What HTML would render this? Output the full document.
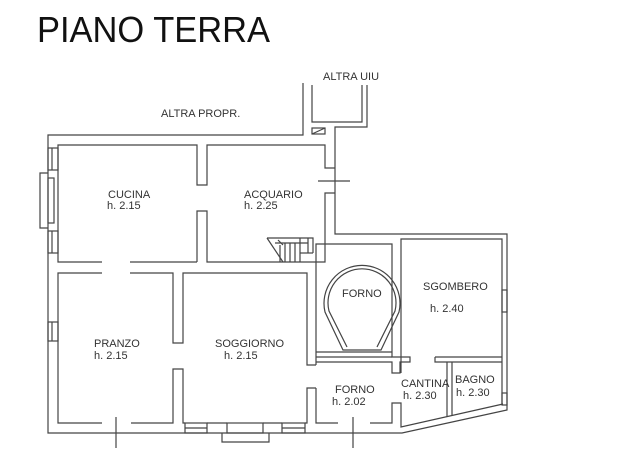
<!DOCTYPE html>
<html><head><meta charset="utf-8"><style>
html,body{margin:0;padding:0;background:#fff;}
svg{display:block;}
text{font-family:"Liberation Sans",Arial,sans-serif;fill:#333;}
.s{font-size:11px;}
</style></head><body>
<svg width="637" height="463" viewBox="0 0 637 463" xmlns="http://www.w3.org/2000/svg">
<text x="37" y="42" font-size="36" textLength="233" lengthAdjust="spacingAndGlyphs" style="fill:#111">PIANO TERRA</text>
<g fill="none" stroke="#444" stroke-width="1.2">
<!-- altra propr -->
<polyline points="303,83 303,135 48,135 48,433 402,433 507,410 507,234 335,234 335,127 367,127 367,85"/>
<polyline points="312,85 312,122 362,122 362,85"/>
<rect x="312" y="128" width="13" height="6"/><line x1="312" y1="134" x2="325" y2="128"/>
<!-- cucina -->
<polyline points="102,262 58,262 58,145 197,145 197,185 207,185 207,145 325,145 325,168 335,168"/>
<polyline points="197,262 197,211 207,211 207,262 325,262 325,193 335,193"/>
<line x1="318" y1="181" x2="350" y2="181"/>
<line x1="130" y1="262" x2="197" y2="262"/>
<!-- left windows -->
<rect x="48" y="148" width="10" height="22"/><line x1="52" y1="148" x2="52" y2="170"/>
<polyline points="48,173 40,173 40,228 48,228"/><rect x="48" y="178" width="6" height="45"/>
<rect x="48" y="231" width="10" height="22"/><line x1="52" y1="231" x2="52" y2="253"/>
<rect x="48" y="322" width="10" height="19"/><line x1="52" y1="322" x2="52" y2="341"/>
<!-- stairs -->
<polyline points="267,238 313,238 313,253"/><line x1="267" y1="238" x2="283" y2="262"/>
<line x1="278" y1="240" x2="283" y2="245"/><line x1="280" y1="245" x2="280" y2="262"/>
<line x1="285" y1="243" x2="285" y2="262"/><line x1="290" y1="243" x2="290" y2="262"/>
<line x1="295" y1="243" x2="295" y2="262"/><line x1="300" y1="238" x2="300" y2="262"/>
<line x1="275" y1="243" x2="308" y2="243"/><line x1="308" y1="238" x2="308" y2="253"/><line x1="300" y1="253" x2="313" y2="253"/>
<!-- pranzo/soggiorno -->
<polyline points="102,273 58,273 58,423 102,423"/>
<polyline points="131,423 173,423 173,369 183,369 183,423 185,423"/>
<polyline points="130,273 173,273 173,343 183,343 183,273 307,273 307,365 316,365"/>
<polyline points="316,388 307,388 307,423 305,423"/>
<rect x="185" y="423" width="22" height="10"/><line x1="185" y1="428" x2="207" y2="428"/>
<polyline points="222,433 222,442 269,442 269,433"/><rect x="227" y="423" width="36" height="10"/>
<line x1="207" y1="423" x2="227" y2="423"/><line x1="263" y1="423" x2="282" y2="423"/>
<rect x="282" y="423" width="23" height="10"/><line x1="282" y1="428" x2="305" y2="428"/>
<line x1="116" y1="417" x2="116" y2="448"/>
<line x1="353" y1="417" x2="353" y2="448"/>
<!-- forno enclosure -->
<polyline points="316,365 316,244 392,244 392,357 410,357 410,362 400,362 400,373 392,373 392,362 316,362 316,365"/>
<polyline points="316,352 392,352"/>
<line x1="316" y1="357" x2="392" y2="357"/>
<polyline points="316,388 316,423 338,423"/>
<polyline points="370,423 392,423 392,403 401,403 401,427 503,404"/>
<!-- arch -->
<path d="M343,350 L325,312 A38,38 0 1,1 399,312 L381,350 Z"/>
<path d="M347,347 L329,311 A34,34 0 1,1 395,311 L377,347"/>
<!-- sgombero -->
<polyline points="401,373 401,239 502,239 502,405"/>
<polyline points="435,357 502,357"/><polyline points="435,357 435,362 502,362"/>
<rect x="502" y="290" width="5" height="22"/><rect x="502" y="393" width="5" height="12"/>
<line x1="447" y1="362" x2="447" y2="417"/><line x1="452" y1="362" x2="452" y2="416"/>
</g>
<g class="s">
<text x="161" y="117">ALTRA PROPR.</text>
<text x="323" y="80">ALTRA UIU</text>
<text x="108" y="198">CUCINA</text><text x="107" y="209">h. 2.15</text>
<text x="244" y="198">ACQUARIO</text><text x="244" y="209">h. 2.25</text>
<text x="342" y="297">FORNO</text>
<text x="423" y="290">SGOMBERO</text><text x="430" y="312">h. 2.40</text>
<text x="94" y="347">PRANZO</text><text x="94" y="359">h. 2.15</text>
<text x="215" y="347">SOGGIORNO</text><text x="224" y="359">h. 2.15</text>
<text x="335" y="393">FORNO</text><text x="332" y="405">h. 2.02</text>
<text x="401" y="387">CANTINA</text><text x="403" y="399">h. 2.30</text>
<text x="455" y="383">BAGNO</text><text x="456" y="396">h. 2.30</text>
</g>
</svg>
</body></html>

■ ■ ■ ■ ■ ■ ■

> **TASK**: Reproduce the whole listing word for word, setting aside any pictures.

> **ANSWER BELOW**:
What HTML would render this? Output the full document.
<!DOCTYPE html>
<html><head><meta charset="utf-8"><style>
html,body{margin:0;padding:0;background:#fff;}
svg{display:block;}
text{font-family:"Liberation Sans",Arial,sans-serif;fill:#333;}
.s{font-size:11px;}
</style></head><body>
<svg width="637" height="463" viewBox="0 0 637 463" xmlns="http://www.w3.org/2000/svg">
<text x="37" y="42" font-size="36" textLength="233" lengthAdjust="spacingAndGlyphs" style="fill:#111">PIANO TERRA</text>
<g fill="none" stroke="#444" stroke-width="1.2">
<!-- altra propr -->
<polyline points="303,83 303,135 48,135 48,433 402,433 507,410 507,234 335,234 335,127 367,127 367,85"/>
<polyline points="312,85 312,122 362,122 362,85"/>
<rect x="312" y="128" width="13" height="6"/><line x1="312" y1="134" x2="325" y2="128"/>
<!-- cucina -->
<polyline points="102,262 58,262 58,145 197,145 197,185 207,185 207,145 325,145 325,168 335,168"/>
<polyline points="197,262 197,211 207,211 207,262 325,262 325,193 335,193"/>
<line x1="318" y1="181" x2="350" y2="181"/>
<line x1="130" y1="262" x2="197" y2="262"/>
<!-- left windows -->
<rect x="48" y="148" width="10" height="22"/><line x1="52" y1="148" x2="52" y2="170"/>
<polyline points="48,173 40,173 40,228 48,228"/><rect x="48" y="178" width="6" height="45"/>
<rect x="48" y="231" width="10" height="22"/><line x1="52" y1="231" x2="52" y2="253"/>
<rect x="48" y="322" width="10" height="19"/><line x1="52" y1="322" x2="52" y2="341"/>
<!-- stairs -->
<polyline points="267,238 313,238 313,253"/><line x1="267" y1="238" x2="283" y2="262"/>
<line x1="278" y1="240" x2="283" y2="245"/><line x1="280" y1="245" x2="280" y2="262"/>
<line x1="285" y1="243" x2="285" y2="262"/><line x1="290" y1="243" x2="290" y2="262"/>
<line x1="295" y1="243" x2="295" y2="262"/><line x1="300" y1="238" x2="300" y2="262"/>
<line x1="275" y1="243" x2="308" y2="243"/><line x1="308" y1="238" x2="308" y2="253"/><line x1="300" y1="253" x2="313" y2="253"/>
<!-- pranzo/soggiorno -->
<polyline points="102,273 58,273 58,423 102,423"/>
<polyline points="131,423 173,423 173,369 183,369 183,423 185,423"/>
<polyline points="130,273 173,273 173,343 183,343 183,273 307,273 307,365 316,365"/>
<polyline points="316,388 307,388 307,423 305,423"/>
<rect x="185" y="423" width="22" height="10"/><line x1="185" y1="428" x2="207" y2="428"/>
<polyline points="222,433 222,442 269,442 269,433"/><rect x="227" y="423" width="36" height="10"/>
<line x1="207" y1="423" x2="227" y2="423"/><line x1="263" y1="423" x2="282" y2="423"/>
<rect x="282" y="423" width="23" height="10"/><line x1="282" y1="428" x2="305" y2="428"/>
<line x1="116" y1="417" x2="116" y2="448"/>
<line x1="353" y1="417" x2="353" y2="448"/>
<!-- forno enclosure -->
<polyline points="316,365 316,244 392,244 392,357 410,357 410,362 400,362 400,373 392,373 392,362 316,362 316,365"/>
<polyline points="316,352 392,352"/>
<line x1="316" y1="357" x2="392" y2="357"/>
<polyline points="316,388 316,423 338,423"/>
<polyline points="370,423 392,423 392,403 401,403 401,427 503,404"/>
<!-- arch -->
<path d="M343,350 L325,312 A38,38 0 1,1 399,312 L381,350 Z"/>
<path d="M347,347 L329,311 A34,34 0 1,1 395,311 L377,347"/>
<!-- sgombero -->
<polyline points="401,373 401,239 502,239 502,405"/>
<polyline points="435,357 502,357"/><polyline points="435,357 435,362 502,362"/>
<rect x="502" y="290" width="5" height="22"/><rect x="502" y="393" width="5" height="12"/>
<line x1="447" y1="362" x2="447" y2="417"/><line x1="452" y1="362" x2="452" y2="416"/>
</g>
<g class="s">
<text x="161" y="117">ALTRA PROPR.</text>
<text x="323" y="80">ALTRA UIU</text>
<text x="108" y="198">CUCINA</text><text x="107" y="209">h. 2.15</text>
<text x="244" y="198">ACQUARIO</text><text x="244" y="209">h. 2.25</text>
<text x="342" y="297">FORNO</text>
<text x="423" y="290">SGOMBERO</text><text x="430" y="312">h. 2.40</text>
<text x="94" y="347">PRANZO</text><text x="94" y="359">h. 2.15</text>
<text x="215" y="347">SOGGIORNO</text><text x="224" y="359">h. 2.15</text>
<text x="335" y="393">FORNO</text><text x="332" y="405">h. 2.02</text>
<text x="401" y="387">CANTINA</text><text x="403" y="399">h. 2.30</text>
<text x="455" y="383">BAGNO</text><text x="456" y="396">h. 2.30</text>
</g>
</svg>
</body></html>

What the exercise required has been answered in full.